#### Records supplied
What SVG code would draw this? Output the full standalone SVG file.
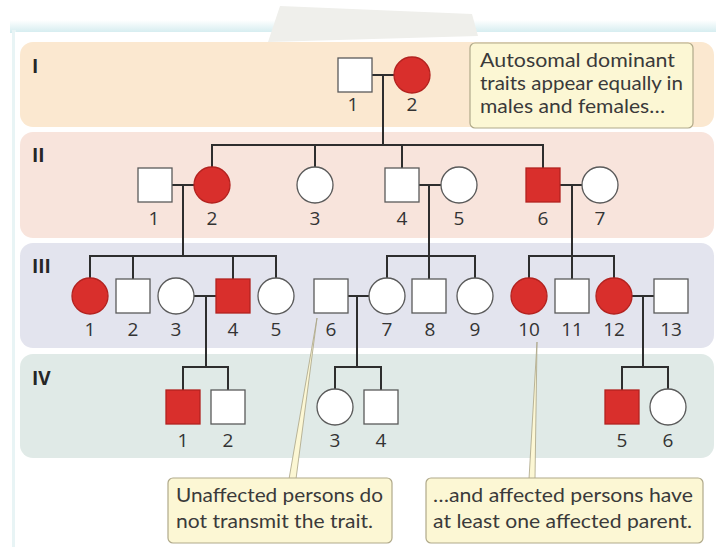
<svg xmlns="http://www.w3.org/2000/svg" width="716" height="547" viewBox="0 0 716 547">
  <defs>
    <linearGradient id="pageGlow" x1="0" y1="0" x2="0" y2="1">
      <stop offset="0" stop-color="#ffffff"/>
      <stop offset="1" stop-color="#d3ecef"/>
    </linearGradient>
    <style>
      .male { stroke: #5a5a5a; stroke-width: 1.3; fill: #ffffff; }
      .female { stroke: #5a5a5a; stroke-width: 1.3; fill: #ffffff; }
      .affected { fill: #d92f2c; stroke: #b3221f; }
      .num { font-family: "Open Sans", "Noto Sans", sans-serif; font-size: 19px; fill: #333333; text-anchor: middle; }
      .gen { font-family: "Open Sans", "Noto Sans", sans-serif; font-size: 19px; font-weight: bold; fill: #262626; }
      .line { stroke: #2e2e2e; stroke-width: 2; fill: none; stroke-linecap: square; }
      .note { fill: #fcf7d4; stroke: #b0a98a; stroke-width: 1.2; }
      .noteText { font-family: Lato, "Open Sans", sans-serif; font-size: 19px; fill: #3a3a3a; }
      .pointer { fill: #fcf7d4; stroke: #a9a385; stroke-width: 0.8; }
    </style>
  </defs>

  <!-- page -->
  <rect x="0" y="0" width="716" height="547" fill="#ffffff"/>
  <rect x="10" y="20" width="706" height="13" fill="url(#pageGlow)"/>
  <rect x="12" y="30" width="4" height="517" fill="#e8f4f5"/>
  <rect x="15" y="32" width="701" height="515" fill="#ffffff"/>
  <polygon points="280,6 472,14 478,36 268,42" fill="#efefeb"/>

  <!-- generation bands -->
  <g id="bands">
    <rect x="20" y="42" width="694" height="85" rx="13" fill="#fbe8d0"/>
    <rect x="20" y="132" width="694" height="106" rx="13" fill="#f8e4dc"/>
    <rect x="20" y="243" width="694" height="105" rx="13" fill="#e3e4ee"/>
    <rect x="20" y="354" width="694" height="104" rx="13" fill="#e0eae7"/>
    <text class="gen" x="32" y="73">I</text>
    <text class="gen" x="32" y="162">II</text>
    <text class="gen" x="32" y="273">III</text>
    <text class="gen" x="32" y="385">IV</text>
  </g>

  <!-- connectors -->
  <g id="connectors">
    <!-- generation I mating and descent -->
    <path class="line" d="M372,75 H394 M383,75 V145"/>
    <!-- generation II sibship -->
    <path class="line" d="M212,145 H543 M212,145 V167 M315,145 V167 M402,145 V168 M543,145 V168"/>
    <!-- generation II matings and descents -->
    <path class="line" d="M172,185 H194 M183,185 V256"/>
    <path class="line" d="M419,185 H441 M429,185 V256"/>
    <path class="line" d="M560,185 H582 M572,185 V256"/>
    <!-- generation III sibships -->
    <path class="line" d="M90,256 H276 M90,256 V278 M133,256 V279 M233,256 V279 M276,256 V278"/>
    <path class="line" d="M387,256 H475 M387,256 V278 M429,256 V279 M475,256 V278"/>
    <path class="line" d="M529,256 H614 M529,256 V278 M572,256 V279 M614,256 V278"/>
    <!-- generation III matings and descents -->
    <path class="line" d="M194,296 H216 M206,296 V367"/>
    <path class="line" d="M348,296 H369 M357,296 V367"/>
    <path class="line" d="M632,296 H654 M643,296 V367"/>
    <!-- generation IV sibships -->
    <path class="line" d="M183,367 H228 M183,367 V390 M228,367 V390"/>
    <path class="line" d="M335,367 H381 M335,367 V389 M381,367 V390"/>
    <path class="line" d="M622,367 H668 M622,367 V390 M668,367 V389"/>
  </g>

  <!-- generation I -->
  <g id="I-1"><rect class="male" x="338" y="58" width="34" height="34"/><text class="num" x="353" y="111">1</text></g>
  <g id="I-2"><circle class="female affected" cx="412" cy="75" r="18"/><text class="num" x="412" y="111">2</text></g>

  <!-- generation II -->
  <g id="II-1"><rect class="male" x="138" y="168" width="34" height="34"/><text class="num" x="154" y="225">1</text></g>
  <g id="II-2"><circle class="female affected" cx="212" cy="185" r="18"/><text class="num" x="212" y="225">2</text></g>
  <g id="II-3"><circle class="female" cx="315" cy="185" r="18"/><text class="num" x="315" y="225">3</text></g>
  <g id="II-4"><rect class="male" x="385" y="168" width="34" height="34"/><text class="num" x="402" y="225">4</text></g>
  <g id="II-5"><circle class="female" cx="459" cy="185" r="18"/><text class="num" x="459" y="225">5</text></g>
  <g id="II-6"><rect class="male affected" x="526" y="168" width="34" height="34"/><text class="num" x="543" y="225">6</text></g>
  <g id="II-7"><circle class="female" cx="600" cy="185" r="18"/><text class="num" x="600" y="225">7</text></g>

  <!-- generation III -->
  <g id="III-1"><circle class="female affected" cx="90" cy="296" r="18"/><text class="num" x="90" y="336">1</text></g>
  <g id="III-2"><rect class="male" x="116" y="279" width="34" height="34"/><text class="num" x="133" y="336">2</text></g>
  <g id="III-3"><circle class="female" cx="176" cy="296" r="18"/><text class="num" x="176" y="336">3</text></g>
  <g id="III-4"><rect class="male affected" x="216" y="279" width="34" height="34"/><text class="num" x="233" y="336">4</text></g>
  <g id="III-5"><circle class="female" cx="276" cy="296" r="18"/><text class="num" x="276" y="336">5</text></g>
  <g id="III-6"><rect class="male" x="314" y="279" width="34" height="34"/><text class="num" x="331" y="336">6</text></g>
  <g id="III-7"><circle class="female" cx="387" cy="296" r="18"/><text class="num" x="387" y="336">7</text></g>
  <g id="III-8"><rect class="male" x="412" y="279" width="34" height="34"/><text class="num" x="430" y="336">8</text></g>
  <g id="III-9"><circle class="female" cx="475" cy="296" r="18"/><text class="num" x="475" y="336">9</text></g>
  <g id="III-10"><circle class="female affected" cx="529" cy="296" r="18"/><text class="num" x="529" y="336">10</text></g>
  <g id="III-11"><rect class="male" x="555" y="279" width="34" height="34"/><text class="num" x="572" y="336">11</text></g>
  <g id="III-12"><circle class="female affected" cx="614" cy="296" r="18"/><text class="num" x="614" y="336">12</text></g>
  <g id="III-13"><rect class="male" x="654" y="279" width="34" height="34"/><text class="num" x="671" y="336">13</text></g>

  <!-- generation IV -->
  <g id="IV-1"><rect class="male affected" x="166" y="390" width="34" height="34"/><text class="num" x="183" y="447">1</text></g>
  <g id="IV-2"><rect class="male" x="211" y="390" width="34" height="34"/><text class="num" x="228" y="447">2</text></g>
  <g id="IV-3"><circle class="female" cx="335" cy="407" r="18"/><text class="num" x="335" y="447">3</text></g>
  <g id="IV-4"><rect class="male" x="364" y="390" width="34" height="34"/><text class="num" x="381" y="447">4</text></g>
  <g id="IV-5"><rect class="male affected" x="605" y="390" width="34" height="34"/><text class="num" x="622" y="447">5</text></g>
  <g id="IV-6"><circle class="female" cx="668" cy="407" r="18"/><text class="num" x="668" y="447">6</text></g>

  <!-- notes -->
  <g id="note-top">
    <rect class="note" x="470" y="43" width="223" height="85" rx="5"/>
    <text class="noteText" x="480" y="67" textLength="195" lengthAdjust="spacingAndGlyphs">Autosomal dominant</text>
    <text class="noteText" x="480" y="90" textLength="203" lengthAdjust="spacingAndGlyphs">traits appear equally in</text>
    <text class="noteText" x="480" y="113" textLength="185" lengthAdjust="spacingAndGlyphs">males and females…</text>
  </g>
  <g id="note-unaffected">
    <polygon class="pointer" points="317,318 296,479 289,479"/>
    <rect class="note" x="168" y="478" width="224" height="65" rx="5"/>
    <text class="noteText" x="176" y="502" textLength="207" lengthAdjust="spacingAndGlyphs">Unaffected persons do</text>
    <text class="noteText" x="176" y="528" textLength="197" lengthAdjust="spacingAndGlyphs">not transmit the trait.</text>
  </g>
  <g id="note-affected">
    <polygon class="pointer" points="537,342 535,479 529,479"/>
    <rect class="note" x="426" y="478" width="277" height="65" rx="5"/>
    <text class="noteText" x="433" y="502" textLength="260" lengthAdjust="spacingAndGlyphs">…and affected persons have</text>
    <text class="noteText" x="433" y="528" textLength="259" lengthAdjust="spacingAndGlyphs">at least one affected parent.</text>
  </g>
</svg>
...
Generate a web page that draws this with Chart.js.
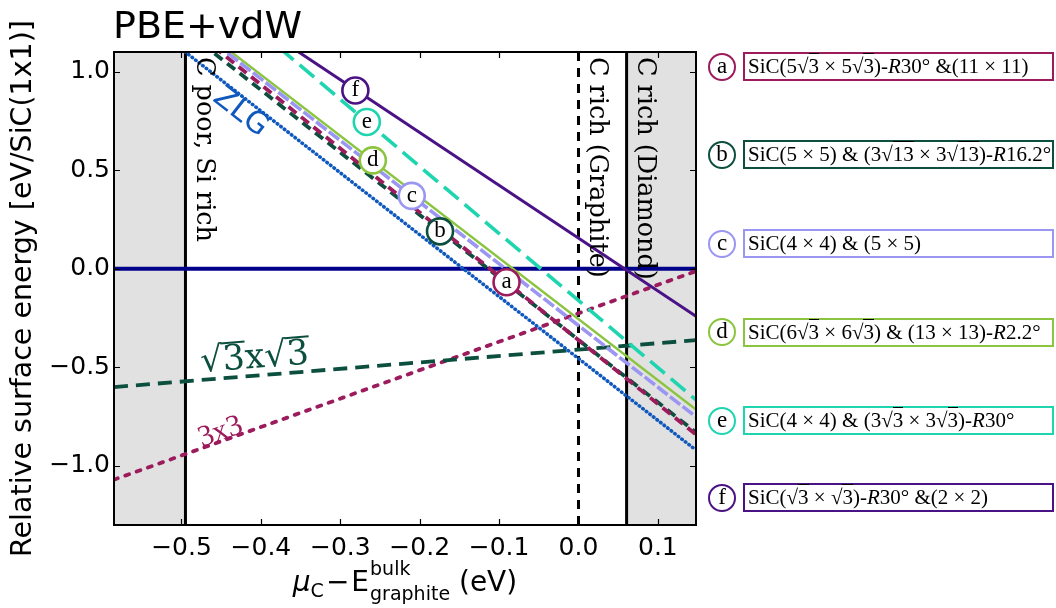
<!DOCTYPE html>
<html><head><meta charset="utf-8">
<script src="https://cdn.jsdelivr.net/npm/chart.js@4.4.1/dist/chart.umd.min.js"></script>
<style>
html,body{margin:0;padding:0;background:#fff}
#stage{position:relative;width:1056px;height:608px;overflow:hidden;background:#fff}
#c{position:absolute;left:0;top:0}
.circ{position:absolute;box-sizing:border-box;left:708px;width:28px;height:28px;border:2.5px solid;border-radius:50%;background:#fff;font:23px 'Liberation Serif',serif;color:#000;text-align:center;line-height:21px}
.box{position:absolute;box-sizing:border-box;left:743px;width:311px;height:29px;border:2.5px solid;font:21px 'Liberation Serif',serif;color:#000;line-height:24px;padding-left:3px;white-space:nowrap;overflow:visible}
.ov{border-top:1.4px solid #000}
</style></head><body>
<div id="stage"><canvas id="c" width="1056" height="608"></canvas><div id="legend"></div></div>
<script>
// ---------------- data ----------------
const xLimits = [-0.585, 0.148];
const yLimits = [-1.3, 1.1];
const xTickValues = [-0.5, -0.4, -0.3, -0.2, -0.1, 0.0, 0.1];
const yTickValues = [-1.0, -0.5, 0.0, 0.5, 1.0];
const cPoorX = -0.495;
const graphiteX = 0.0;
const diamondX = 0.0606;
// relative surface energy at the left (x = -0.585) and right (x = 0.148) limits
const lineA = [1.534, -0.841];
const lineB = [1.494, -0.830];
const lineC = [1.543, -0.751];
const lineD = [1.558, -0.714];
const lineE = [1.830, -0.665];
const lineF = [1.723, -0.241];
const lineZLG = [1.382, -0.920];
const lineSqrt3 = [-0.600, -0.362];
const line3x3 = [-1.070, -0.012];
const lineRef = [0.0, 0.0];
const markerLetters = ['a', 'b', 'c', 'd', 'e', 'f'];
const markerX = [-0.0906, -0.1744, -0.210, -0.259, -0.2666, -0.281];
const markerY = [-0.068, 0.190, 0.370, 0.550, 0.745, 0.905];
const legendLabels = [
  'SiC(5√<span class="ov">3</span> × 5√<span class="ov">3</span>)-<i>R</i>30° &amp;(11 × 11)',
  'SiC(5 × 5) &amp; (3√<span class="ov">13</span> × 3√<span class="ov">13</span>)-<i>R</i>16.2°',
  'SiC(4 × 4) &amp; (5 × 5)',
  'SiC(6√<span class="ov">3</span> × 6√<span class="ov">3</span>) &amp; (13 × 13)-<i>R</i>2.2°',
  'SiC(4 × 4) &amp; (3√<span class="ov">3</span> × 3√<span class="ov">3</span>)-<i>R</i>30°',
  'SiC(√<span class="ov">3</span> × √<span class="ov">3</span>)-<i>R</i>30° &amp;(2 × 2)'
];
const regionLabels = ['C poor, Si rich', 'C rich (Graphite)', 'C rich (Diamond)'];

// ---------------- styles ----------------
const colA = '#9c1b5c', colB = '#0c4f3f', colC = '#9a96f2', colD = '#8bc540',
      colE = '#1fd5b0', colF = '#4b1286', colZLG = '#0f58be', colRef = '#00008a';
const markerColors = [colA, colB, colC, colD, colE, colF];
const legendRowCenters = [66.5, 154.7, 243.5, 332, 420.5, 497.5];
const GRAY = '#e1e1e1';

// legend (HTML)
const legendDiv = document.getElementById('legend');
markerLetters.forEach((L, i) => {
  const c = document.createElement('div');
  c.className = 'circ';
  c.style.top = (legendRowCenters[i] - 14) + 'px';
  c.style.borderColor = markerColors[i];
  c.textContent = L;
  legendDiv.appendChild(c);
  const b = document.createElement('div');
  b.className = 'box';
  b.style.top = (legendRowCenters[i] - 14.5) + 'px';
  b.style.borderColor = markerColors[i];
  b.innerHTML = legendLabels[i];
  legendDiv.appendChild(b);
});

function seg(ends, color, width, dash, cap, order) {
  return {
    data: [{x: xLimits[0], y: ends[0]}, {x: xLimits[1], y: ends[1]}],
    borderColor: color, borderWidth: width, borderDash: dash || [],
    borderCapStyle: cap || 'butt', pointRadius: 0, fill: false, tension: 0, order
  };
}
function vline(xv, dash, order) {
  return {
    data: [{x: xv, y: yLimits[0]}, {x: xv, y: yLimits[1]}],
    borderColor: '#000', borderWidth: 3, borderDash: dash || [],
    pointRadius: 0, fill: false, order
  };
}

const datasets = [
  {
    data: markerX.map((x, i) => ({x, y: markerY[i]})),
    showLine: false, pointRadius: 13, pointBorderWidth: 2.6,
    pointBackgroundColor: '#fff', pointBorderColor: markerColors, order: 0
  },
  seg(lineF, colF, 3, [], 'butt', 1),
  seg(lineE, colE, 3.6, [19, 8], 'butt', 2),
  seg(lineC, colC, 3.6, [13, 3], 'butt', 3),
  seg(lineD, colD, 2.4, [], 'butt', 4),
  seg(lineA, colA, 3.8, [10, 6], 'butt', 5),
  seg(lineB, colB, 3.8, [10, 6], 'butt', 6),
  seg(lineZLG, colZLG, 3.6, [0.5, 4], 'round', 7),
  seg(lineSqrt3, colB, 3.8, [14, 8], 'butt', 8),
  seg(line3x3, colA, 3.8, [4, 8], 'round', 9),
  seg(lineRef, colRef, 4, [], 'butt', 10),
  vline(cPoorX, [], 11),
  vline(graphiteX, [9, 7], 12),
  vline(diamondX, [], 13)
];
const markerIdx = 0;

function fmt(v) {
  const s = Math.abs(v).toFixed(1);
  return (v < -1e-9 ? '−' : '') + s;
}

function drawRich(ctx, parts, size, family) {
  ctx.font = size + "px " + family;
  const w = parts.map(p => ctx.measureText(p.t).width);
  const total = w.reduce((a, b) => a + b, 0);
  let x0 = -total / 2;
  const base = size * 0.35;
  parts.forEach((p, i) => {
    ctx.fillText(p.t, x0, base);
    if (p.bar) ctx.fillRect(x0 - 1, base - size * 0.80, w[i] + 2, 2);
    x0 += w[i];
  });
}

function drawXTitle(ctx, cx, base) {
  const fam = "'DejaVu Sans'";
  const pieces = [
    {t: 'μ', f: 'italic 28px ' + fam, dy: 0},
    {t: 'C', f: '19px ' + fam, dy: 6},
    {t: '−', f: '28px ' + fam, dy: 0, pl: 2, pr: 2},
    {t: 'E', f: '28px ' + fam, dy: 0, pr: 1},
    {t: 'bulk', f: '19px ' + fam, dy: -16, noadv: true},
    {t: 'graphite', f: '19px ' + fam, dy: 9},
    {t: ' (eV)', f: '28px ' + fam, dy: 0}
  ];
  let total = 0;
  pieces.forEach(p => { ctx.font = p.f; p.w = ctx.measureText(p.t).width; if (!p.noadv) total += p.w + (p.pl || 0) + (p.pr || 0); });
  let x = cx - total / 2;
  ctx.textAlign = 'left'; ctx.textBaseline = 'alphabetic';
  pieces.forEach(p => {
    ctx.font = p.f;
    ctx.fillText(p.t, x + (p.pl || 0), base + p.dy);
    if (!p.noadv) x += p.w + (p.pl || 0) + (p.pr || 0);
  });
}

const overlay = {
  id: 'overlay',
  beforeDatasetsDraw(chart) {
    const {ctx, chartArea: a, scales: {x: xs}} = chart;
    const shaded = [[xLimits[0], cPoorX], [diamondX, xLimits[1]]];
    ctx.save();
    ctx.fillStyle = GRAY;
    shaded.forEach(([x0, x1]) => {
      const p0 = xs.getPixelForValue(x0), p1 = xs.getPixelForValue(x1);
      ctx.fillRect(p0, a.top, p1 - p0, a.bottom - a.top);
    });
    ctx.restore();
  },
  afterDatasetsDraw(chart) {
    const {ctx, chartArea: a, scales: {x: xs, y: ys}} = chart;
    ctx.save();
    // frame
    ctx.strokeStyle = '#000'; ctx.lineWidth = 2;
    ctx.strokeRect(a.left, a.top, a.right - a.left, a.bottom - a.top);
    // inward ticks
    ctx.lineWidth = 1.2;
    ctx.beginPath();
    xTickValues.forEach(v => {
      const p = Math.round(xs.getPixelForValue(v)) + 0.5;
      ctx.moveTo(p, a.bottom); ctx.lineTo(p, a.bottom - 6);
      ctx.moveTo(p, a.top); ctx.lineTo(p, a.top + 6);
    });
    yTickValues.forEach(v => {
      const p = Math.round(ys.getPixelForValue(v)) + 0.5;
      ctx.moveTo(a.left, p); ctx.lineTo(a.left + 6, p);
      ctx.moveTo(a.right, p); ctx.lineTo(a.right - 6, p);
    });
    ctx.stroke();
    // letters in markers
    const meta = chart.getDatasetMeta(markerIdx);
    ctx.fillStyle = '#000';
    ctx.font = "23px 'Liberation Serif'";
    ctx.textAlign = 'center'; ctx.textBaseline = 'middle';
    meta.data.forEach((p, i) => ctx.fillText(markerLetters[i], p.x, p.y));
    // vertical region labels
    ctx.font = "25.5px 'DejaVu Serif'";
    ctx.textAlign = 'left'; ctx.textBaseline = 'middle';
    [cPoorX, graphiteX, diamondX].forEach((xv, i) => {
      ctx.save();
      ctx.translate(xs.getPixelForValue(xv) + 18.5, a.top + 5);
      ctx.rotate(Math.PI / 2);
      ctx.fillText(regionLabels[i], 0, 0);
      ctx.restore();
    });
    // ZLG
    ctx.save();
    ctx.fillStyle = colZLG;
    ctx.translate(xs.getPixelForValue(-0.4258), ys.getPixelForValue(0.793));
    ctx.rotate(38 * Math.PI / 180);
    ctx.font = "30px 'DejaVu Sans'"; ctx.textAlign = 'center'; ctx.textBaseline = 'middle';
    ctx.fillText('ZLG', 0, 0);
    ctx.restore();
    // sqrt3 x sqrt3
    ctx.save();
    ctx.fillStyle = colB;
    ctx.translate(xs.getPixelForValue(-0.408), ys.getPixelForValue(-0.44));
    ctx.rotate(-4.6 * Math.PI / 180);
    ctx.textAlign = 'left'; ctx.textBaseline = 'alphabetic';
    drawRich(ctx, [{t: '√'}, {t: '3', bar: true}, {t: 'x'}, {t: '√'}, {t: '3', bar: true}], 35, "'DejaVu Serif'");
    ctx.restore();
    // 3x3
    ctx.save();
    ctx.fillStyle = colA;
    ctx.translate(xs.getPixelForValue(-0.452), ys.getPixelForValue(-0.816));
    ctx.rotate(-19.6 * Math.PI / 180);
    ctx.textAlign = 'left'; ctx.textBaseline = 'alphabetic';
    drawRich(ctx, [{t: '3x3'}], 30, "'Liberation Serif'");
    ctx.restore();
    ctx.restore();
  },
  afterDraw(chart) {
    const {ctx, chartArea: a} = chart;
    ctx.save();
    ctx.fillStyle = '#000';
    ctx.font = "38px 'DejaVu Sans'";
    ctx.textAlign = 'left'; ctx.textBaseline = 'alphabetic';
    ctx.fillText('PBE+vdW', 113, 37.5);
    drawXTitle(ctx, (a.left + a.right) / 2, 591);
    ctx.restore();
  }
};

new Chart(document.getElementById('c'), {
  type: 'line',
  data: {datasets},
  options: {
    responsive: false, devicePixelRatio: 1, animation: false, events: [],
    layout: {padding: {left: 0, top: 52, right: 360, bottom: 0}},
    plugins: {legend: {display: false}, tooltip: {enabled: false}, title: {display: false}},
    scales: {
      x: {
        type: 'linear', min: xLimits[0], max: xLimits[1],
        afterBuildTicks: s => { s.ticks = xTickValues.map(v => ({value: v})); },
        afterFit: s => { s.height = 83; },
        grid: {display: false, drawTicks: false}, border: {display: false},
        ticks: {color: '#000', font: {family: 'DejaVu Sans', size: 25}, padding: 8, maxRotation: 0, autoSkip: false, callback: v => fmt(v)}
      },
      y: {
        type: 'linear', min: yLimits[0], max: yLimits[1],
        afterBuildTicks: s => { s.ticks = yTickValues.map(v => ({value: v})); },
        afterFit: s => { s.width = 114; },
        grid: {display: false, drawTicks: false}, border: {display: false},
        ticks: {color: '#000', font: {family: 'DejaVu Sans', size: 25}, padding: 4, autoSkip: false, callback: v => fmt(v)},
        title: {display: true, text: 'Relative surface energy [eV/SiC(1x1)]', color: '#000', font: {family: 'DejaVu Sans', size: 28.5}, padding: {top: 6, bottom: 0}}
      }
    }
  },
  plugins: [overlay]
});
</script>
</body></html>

#### Task to complete
From the material above, copy each line that includes the word "this".

#### Exercise answer
What SVG code would draw this? Output the full standalone SVG file.
Generate a web page that draws this with Chart.js.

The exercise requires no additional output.